A docker hat or docker cap, is a canvas cap without a brim and with a folded edge. Pretty much the sweet spot between a baseball cap and a knit cap. Often they feature the little “bean” on top, going all the way back to the original beanies of the 1900’s.
While docker hat is not an old enough term to have its own particular etymology, I’d just assume it is a continued play on the fisherman beanie. While a fisherman beanie is free to be folded up or down, the docker hat is locked in the folded-up position — as the land-locked dock workers are safely out of the weather.
Since I couldn’t find a free image of a docker hat I could use, I picked these hand made ones I really like and I credit them: Shout out to Baxter & Black for keeping hand craft alive!
Monmouth is small a town in Wales*, with a huge impact on beanie history.

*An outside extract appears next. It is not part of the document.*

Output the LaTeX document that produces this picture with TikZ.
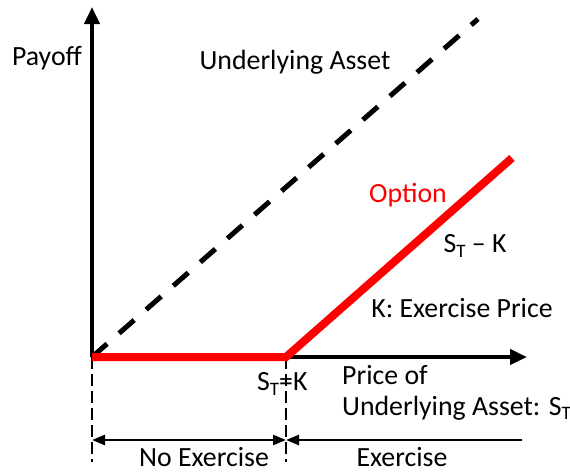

In the 1400’s the hand knit wool beanie industry took on a life of its own, beginning in this town, and escalating to the point where a large part of England and Wales’ population owned a Monmouth cap. It had such an impact of the English and Welsh economy that the law had to step in at one time to forbid imported beanies.
The law also, at one point, commanded people to wear Monmouth caps on Sundays and holidays.
If you say Monmouth cap nowadays, you are probably specifying the old gritty hand knit style of beanie. Unless, of course, you are talking about this particular piece of history.
*Thank you Jason Evans for pointing out that Monmouth is Welsh, not English. My bad.
Rib refers to the knitting pattern. The simplest way to explain it is that it features right and wrong stitches alternatingly, creating a ribbed pattern like you see on our North Cap beanie below.
Skullcap is another word you see thrown around, and it means what it says. A cap for your skull.
Now given what we’ve learned — that cap means head — I think this word is redundant.